DIRECTIVE:
Only the lines from the start of the data through the line containing "(p26) at (216,300)" should be written out, exactly as they are, with both ends included and the pictures left out.

--------

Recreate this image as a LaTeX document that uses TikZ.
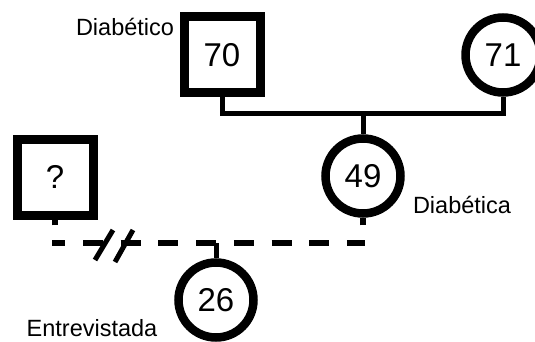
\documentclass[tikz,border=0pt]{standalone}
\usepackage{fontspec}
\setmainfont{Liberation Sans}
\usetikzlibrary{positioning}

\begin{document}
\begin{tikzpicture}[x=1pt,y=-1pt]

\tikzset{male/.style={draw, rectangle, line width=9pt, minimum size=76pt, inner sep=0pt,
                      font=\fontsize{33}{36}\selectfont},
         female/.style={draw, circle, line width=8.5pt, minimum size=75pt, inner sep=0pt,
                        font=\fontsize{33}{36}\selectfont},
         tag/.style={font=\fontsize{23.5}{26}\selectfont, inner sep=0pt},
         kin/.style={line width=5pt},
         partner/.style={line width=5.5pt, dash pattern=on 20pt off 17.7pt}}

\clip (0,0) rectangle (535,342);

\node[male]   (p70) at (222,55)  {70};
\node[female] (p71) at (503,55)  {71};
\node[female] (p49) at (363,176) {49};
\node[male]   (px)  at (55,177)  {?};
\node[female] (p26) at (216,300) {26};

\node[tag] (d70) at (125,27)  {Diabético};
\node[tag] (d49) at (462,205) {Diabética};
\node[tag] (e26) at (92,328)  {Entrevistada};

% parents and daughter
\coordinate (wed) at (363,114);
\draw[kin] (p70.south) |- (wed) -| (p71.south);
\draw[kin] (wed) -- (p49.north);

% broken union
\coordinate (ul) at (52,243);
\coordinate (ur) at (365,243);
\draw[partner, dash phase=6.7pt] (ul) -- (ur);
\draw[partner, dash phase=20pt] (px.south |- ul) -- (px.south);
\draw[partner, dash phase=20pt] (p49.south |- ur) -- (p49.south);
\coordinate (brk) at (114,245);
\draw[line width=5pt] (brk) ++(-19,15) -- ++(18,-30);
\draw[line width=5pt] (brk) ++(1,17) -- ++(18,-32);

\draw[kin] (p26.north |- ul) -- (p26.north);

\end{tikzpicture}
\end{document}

--------

ANSWER TO THE EXERCISE:
Recreate this image as a LaTeX document that uses TikZ.
\documentclass[tikz,border=0pt]{standalone}
\usepackage{fontspec}
\setmainfont{Liberation Sans}
\usetikzlibrary{positioning}

\begin{document}
\begin{tikzpicture}[x=1pt,y=-1pt]

\tikzset{male/.style={draw, rectangle, line width=9pt, minimum size=76pt, inner sep=0pt,
                      font=\fontsize{33}{36}\selectfont},
         female/.style={draw, circle, line width=8.5pt, minimum size=75pt, inner sep=0pt,
                        font=\fontsize{33}{36}\selectfont},
         tag/.style={font=\fontsize{23.5}{26}\selectfont, inner sep=0pt},
         kin/.style={line width=5pt},
         partner/.style={line width=5.5pt, dash pattern=on 20pt off 17.7pt}}

\clip (0,0) rectangle (535,342);

\node[male]   (p70) at (222,55)  {70};
\node[female] (p71) at (503,55)  {71};
\node[female] (p49) at (363,176) {49};
\node[male]   (px)  at (55,177)  {?};
\node[female] (p26) at (216,300) {26};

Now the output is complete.